Traçando riscos coloridos em grafite e em aquarela, reinvento em arte minhas pintas e manchas antes chamadas de “sinais de beleza”[3] e hoje tidas por sinais que precisam ser retirados, “limpos”, cicatrizes e “imperfeições”. Em tempos de apagamento de detalhes corporais que fazem com que sejamos quem somos ou que demonstrem a passagem do tempo em nossas peles – rugas, estrias, pintas, manchas, cabelos brancos, cicatrizes...- trago aos holofotes minhas próprias “imperfeições” corporais e minha produção de subjetividades a partir de quem fui, de quem sou e de quem me tornei.

            Manchinhas no meu antebraço esquerdo, clarinhas e em subtom ao de minha pele branca/rosada; melasma que surgiu nos últimos 3 anos em minha bochecha no lado direito do rosto; pele facial mista, registrada em seu momento mais oleoso (após um dia de trabalho, antes do banho); poros aparentes; mancha na coxa esquerda, composta por 26 manchinhas pequenas, mais escuras: estas são algumas partes de um corpo que transporta e transborda ideias, afetos e afetações; atravessamentos, sonhos e inquietações.

E se eu passar uma fita ao redor de minha cintura, desde que esta fita não seja a métrica? E se esta fita puder ser um bonito e brilhante laço de seda representado em minhas aquarelas cintilantes e metálicas? Cada uma das dobras do tecido epitelial do meu abdômen, tão bonitas, tão minhas, serão salpicadas em pingos e transformadas em poesia presente em meu Eu-Corpo Celeste/Terrestre-Constelação?
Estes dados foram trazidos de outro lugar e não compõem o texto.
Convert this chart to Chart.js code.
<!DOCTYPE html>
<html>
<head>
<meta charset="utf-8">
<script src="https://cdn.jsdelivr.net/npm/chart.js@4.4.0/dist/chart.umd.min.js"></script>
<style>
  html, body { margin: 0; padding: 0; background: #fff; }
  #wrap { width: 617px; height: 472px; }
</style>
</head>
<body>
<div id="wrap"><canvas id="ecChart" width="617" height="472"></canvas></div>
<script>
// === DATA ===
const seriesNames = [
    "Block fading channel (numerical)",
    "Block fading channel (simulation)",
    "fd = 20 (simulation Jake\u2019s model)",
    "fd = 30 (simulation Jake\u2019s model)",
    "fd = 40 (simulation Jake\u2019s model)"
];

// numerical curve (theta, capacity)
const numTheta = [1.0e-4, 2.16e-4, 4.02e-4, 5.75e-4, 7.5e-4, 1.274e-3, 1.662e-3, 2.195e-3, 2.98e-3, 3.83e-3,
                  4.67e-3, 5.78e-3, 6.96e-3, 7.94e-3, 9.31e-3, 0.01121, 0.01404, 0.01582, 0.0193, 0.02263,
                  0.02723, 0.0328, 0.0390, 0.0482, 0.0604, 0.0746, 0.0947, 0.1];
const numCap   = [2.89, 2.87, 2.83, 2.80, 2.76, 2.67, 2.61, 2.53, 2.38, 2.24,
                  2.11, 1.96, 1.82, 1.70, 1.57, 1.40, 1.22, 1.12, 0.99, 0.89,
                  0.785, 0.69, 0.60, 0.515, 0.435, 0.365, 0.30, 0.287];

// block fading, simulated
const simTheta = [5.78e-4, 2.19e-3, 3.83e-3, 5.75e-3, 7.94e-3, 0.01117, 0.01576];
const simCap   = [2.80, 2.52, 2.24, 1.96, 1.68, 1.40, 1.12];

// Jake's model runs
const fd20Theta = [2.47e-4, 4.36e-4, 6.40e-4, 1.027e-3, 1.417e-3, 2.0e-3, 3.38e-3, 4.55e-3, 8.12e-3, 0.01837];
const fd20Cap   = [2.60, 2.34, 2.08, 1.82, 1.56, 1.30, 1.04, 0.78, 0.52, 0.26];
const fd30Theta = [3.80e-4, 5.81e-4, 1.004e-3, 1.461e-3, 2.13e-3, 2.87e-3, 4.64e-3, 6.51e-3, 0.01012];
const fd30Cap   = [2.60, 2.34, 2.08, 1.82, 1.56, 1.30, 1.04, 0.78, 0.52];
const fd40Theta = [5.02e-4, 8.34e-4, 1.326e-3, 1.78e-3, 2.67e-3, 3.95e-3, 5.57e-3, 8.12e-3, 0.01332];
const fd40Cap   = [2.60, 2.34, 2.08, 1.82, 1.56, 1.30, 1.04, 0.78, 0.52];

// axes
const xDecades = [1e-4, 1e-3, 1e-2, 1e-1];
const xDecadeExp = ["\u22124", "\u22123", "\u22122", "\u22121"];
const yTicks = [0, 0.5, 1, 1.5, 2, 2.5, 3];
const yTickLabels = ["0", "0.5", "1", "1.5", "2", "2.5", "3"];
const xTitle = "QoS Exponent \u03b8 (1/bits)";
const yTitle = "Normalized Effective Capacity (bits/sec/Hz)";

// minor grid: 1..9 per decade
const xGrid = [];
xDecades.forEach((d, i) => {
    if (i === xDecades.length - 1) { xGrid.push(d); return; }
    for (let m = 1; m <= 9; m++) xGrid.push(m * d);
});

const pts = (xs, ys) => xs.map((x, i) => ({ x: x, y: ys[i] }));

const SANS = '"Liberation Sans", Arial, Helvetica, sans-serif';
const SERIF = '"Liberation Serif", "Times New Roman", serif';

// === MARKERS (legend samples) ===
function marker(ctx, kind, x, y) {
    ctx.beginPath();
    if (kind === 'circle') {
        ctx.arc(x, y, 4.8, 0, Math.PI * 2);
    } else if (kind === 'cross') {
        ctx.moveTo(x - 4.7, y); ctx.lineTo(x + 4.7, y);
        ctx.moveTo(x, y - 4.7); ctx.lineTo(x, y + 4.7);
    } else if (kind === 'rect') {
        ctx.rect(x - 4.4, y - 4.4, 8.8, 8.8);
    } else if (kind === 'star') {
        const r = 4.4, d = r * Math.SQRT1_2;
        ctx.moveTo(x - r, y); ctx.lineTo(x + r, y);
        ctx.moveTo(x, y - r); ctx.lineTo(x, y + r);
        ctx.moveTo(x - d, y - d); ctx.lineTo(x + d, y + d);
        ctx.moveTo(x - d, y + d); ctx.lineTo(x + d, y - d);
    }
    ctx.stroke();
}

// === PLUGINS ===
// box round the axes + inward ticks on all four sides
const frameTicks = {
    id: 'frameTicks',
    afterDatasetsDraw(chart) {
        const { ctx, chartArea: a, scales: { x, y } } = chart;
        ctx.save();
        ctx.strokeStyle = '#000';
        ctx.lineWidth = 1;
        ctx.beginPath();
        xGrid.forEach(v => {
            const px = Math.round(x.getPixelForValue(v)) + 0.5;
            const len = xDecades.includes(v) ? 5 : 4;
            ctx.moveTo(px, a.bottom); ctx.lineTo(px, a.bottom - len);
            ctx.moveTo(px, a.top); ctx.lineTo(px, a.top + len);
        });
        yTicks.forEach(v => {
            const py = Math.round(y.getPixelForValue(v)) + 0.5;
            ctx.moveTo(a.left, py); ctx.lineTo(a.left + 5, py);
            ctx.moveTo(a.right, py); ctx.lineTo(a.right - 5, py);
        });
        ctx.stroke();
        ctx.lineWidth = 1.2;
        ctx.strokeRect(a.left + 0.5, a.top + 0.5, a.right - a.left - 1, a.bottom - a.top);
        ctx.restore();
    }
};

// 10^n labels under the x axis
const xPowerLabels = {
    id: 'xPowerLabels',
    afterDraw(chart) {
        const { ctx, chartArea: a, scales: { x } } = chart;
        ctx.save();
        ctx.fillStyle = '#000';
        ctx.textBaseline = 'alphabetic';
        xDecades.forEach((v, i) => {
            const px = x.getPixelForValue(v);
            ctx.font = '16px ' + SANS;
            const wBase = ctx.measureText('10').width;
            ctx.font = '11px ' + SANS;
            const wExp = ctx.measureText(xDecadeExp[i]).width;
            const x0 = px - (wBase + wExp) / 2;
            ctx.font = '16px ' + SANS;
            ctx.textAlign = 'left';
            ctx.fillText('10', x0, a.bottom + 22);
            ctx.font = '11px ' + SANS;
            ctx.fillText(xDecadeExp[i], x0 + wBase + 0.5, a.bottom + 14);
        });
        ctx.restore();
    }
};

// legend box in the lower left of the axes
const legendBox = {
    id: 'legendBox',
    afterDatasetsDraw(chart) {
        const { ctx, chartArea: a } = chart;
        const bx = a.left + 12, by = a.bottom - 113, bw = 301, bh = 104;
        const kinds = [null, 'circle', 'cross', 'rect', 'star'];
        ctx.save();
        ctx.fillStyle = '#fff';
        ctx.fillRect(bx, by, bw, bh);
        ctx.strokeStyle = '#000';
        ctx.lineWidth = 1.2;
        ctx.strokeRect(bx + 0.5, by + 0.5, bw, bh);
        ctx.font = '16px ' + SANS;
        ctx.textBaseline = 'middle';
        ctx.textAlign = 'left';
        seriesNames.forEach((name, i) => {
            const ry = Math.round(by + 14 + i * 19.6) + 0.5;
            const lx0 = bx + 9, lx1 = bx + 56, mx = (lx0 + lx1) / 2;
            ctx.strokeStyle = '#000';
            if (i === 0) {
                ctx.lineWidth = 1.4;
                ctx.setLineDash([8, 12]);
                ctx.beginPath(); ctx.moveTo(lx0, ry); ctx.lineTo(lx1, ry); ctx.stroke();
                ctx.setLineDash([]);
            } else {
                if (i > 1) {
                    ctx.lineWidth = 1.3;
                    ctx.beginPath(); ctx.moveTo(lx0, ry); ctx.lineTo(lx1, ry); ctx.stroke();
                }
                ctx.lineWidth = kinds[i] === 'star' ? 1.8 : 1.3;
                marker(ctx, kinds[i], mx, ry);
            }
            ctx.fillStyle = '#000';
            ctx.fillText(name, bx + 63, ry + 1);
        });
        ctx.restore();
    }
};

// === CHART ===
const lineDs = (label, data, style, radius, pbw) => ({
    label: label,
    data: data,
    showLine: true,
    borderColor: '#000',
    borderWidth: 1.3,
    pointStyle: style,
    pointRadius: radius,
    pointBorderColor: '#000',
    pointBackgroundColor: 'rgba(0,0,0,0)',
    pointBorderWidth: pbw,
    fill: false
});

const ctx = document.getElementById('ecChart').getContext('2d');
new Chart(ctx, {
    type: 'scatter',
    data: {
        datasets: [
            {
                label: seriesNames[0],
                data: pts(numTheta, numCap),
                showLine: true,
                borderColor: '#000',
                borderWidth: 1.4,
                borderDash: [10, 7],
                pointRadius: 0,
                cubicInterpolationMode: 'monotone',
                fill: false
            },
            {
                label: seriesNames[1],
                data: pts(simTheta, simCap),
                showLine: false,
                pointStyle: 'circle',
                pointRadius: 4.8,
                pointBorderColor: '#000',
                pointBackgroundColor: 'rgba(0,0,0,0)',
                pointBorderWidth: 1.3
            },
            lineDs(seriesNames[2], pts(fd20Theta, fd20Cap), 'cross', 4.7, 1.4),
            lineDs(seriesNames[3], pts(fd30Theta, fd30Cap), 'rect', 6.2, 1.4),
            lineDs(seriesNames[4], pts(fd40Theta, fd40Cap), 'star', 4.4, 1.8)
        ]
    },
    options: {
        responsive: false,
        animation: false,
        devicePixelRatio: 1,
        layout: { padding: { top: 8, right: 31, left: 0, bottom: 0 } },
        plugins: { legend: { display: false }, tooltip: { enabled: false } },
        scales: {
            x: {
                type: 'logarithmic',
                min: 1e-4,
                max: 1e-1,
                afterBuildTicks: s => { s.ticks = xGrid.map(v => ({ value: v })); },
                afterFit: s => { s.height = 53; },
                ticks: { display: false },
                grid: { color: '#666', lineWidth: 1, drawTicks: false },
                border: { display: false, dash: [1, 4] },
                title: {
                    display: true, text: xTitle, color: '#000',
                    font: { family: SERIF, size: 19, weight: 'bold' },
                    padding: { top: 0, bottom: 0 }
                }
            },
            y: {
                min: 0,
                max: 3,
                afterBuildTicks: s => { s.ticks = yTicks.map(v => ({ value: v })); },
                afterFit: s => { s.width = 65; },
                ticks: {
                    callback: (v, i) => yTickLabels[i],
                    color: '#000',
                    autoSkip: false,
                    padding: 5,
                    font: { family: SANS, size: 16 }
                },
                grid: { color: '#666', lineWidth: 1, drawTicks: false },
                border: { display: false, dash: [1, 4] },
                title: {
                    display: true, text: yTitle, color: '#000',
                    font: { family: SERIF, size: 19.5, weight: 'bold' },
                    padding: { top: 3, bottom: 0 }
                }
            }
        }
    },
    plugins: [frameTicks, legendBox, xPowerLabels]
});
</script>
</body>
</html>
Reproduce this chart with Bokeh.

Eu poderia, então, entender a presença de meu corpo, enquanto um presente envolto em suas dobras e camadas de subjetividades tão íntimas e ao mesmo, tão expostas?

E se eu me encolher bastante, para caber nas expectativas dos outros, haverá espaço para brilhar com minhas “imperfeitas” feições, afetos, afecções e afetações? Ainda haverá o respiro da arte, a promover encontros e desfazer o cansaço que engessa? Há como ser bela, iluminada, em contextos neoliberais de descaso do ser e avanços problemáticos do “parecer”? Parecer mais bela, mais ágil, mais jovem, mais magra? E se o meu formato de corpo gordo encolhido puder ser aproximado da representação de Fibonacci, terei eu as proporções áureas renascentistas?

E se o corpo das mulheres fosse reverenciado como uma obra de arte restaurada enquanto um Corpo-Objeto que se recusa a ser objetificado e que resiste a tantas lutas e julgamentos? E se entendermos as estrias como exemplos irônicos e ao mesmo tempo poéticos de restaurações em ouro da técnica japonesa kintsugi[4]? As estrias, que mostram que o crescimento do corpo não acompanhou a elasticidade da pele, rompendo e trazendo à tona sinais de expansão não contida, seriam resultado do Big Bang corpóreo feminino?

O corpo que não cabe em si: a quem pertence? O corpo que não acaba em si: até onde alcança? O corpo, aquele que transborda para além do que os olhos podem ver, o tato pode tocar, a boca pode sentir, o olfato pode cheirar e a audição ouvir. Este corpo, complexo e completo, onde ele se perde e se encontra? Este, que é “de verão”, mas também de primavera, de outono e de inverno, onde e quando ele passa a se reconhecer e a ser reconhecido?

Para além de todas as miragens do “e se”, e dos reflexos das expectativas e julgamentos alheios, quais são os panoramas de afetos gerados, compartilhados e sentidos? O corpo que consome e é consumido por suas ideias e por ideias outras, por produtos diversos, pelos julgamentos seus e dos outros: este corpo, então, que é plural, não sendo apenas um, mas muitos. Este corpo plural, mesmo quando analisado no singular, que carrega em si todos os afetos e atravessamentos dos tangenciamentos de outros corpos... Meu Corpo-Constelação - que existe e resiste, ao passo que é, também e ao mesmo tempo - o estandarte ambulante de minhas diárias transformações.

 

[1] Doutoranda no Programa de Pós-Graduação em Comunicação e Práticas de Consumo da Escola Superior de Propaganda e Marketing (PPGCOM ESPM), bolsista Capes Prosup Taxas; mestra em Processos e Manifestações Culturais e pós-graduada em Design de Superfície (ambas titulações conquistadas na FEEVALE-RS), professora universitária FEBASP – Belas Artes - SP. Email: martina.viegas@gmail.com

 

[2] Conceito que venho trabalhando em minha tese e que articula apagamento e ressignificação.

[3] Nome popular dado às manchas de nascença ou adquiridas por excesso de exposição ao sol, que veio caindo em desuso nos últimos anos. Ainda bastante conhecido e proferido em comunidades mais interioranas de estados brasileiros como o Rio Grande do Sul.

[4] Trata-se da arte japonesa de reparar cerâmicas quebradas com metais como ouro, prata ou platina.